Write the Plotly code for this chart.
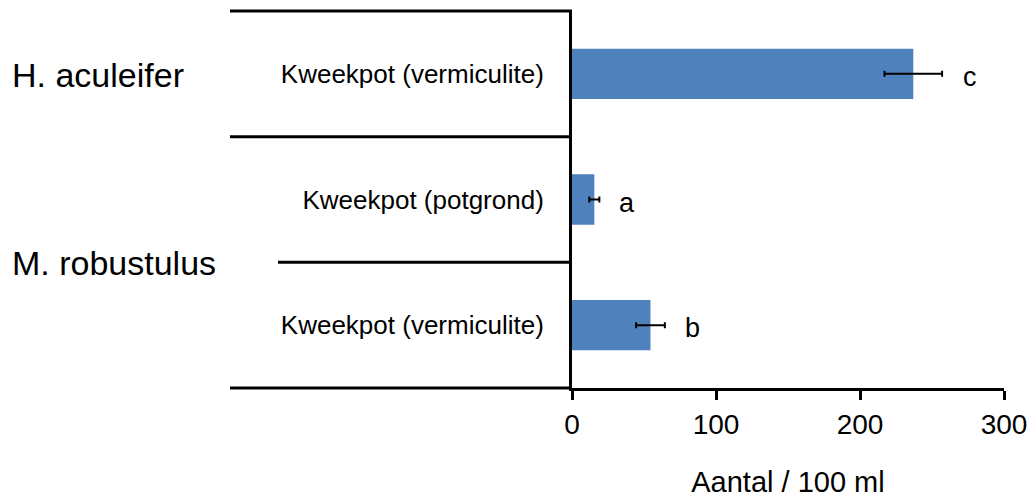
import plotly.graph_objects as go

# ---- data (bottom to top) ----
species = ["M. robustulus", "M. robustulus", "H. aculeifer"]
substrates = ["Kweekpot (vermiculite)", "Kweekpot (potgrond)", "Kweekpot (vermiculite)"]
means = [54.5, 15.5, 237]
errors = [10, 3.5, 20]
letters = ["b", "a", "c"]
x_ticks = [0, 100, 200, 300]
x_title = "Aantal / 100 ml"

FONT = "Liberation Sans, Arial, sans-serif"
BLUE = "#4F81BD"
LW = 3

positions = list(range(len(means)))
n = len(positions)

fig = go.Figure()
fig.add_trace(go.Bar(
    x=means, y=positions, orientation="h",
    marker=dict(color=BLUE, line=dict(width=0)),
    width=0.4,
    error_x=dict(type="data", array=errors, visible=True,
                 color="black", thickness=2, width=3),
    showlegend=False,
))

W, H = 1030, 501
# target plot area in window pixels: x 572..1004, y 11..388
L, R, T, B = 572, W - 1004, 11, H - 388
plot_w = W - L - R


def px_to_paper(px):
    return (px - L) / plot_w


def y_to_paper(y):
    return (y + 0.5) / n


# significance letters
for i, (m, e, t) in enumerate(zip(means, errors, letters)):
    fig.add_annotation(x=m + e, y=positions[i], xref="x", yref="y", text=t,
                       showarrow=False, xanchor="center", yanchor="middle",
                       xshift=28, yshift=-3,
                       font=dict(family=FONT, size=27, color="black"))

# species group labels
groups = []
for i, s in enumerate(species):
    if not groups or groups[-1][0] != s:
        groups.append([s, [i]])
    else:
        groups[-1][1].append(i)
for s, idx in groups:
    yc = sum(positions[j] for j in idx) / len(idx)
    fig.add_annotation(x=px_to_paper(10), y=yc, xref="paper", yref="y", text=s,
                       showarrow=False, xanchor="left", yanchor="middle",
                       yshift=-1,
                       font=dict(family=FONT, size=34, color="black"))

# horizontal divider lines (paper coordinates so edge lines are not clipped)
line_style = dict(color="black", width=LW)
fig.add_shape(type="line", xref="paper", yref="paper", x0=px_to_paper(230), x1=0,
              y0=y_to_paper(n - 0.5), y1=y_to_paper(n - 0.5), line=line_style)
for k in range(n - 1):
    yb = y_to_paper(positions[k] + 0.5)
    same_group = species[k] == species[k + 1]
    x0 = px_to_paper(278) if same_group else px_to_paper(230)
    fig.add_shape(type="line", xref="paper", yref="paper", x0=x0, x1=0,
                  y0=yb, y1=yb, line=line_style)
fig.add_shape(type="line", xref="paper", yref="paper", x0=px_to_paper(230), x1=0,
              y0=y_to_paper(-0.5), y1=y_to_paper(-0.5), line=line_style)

fig.update_layout(
    width=W, height=H,
    margin=dict(l=L, r=R, t=T, b=B, autoexpand=False),
    plot_bgcolor="white", paper_bgcolor="white",
    font=dict(family=FONT, color="black"),
    xaxis=dict(range=[0, 300], tickvals=x_ticks, ticks="outside", ticklen=9,
               tickwidth=LW, tickcolor="black", showline=True, linecolor="black",
               linewidth=LW, showgrid=False, zeroline=False, automargin=False,
               tickfont=dict(family=FONT, size=28, color="black"),
               title=dict(text=x_title, font=dict(family=FONT, size=29, color="black"),
                          standoff=34)),
    yaxis=dict(range=[-0.5, n - 0.5], tickvals=positions, ticktext=substrates,
               ticks="", showline=True, linecolor="black", linewidth=LW,
               showgrid=False, zeroline=False, ticklabelstandoff=20, automargin=False,
               tickfont=dict(family=FONT, size=26, color="black")),
)

fig.write_html(
    "out.html",
    config={"displayModeBar": False},
    post_script="document.body.style.margin='0';"
                "document.documentElement.style.overflow='hidden';",
)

--- Exercise directions ---
Repeat only what lies between the start of the data and the end of the line containing "return (y + 0.5) / n", exactly, with pictures left out.

--- Solution to the problem ---
Write the Plotly code for this chart.
import plotly.graph_objects as go

# ---- data (bottom to top) ----
species = ["M. robustulus", "M. robustulus", "H. aculeifer"]
substrates = ["Kweekpot (vermiculite)", "Kweekpot (potgrond)", "Kweekpot (vermiculite)"]
means = [54.5, 15.5, 237]
errors = [10, 3.5, 20]
letters = ["b", "a", "c"]
x_ticks = [0, 100, 200, 300]
x_title = "Aantal / 100 ml"

FONT = "Liberation Sans, Arial, sans-serif"
BLUE = "#4F81BD"
LW = 3

positions = list(range(len(means)))
n = len(positions)

fig = go.Figure()
fig.add_trace(go.Bar(
    x=means, y=positions, orientation="h",
    marker=dict(color=BLUE, line=dict(width=0)),
    width=0.4,
    error_x=dict(type="data", array=errors, visible=True,
                 color="black", thickness=2, width=3),
    showlegend=False,
))

W, H = 1030, 501
# target plot area in window pixels: x 572..1004, y 11..388
L, R, T, B = 572, W - 1004, 11, H - 388
plot_w = W - L - R


def px_to_paper(px):
    return (px - L) / plot_w


def y_to_paper(y):
    return (y + 0.5) / n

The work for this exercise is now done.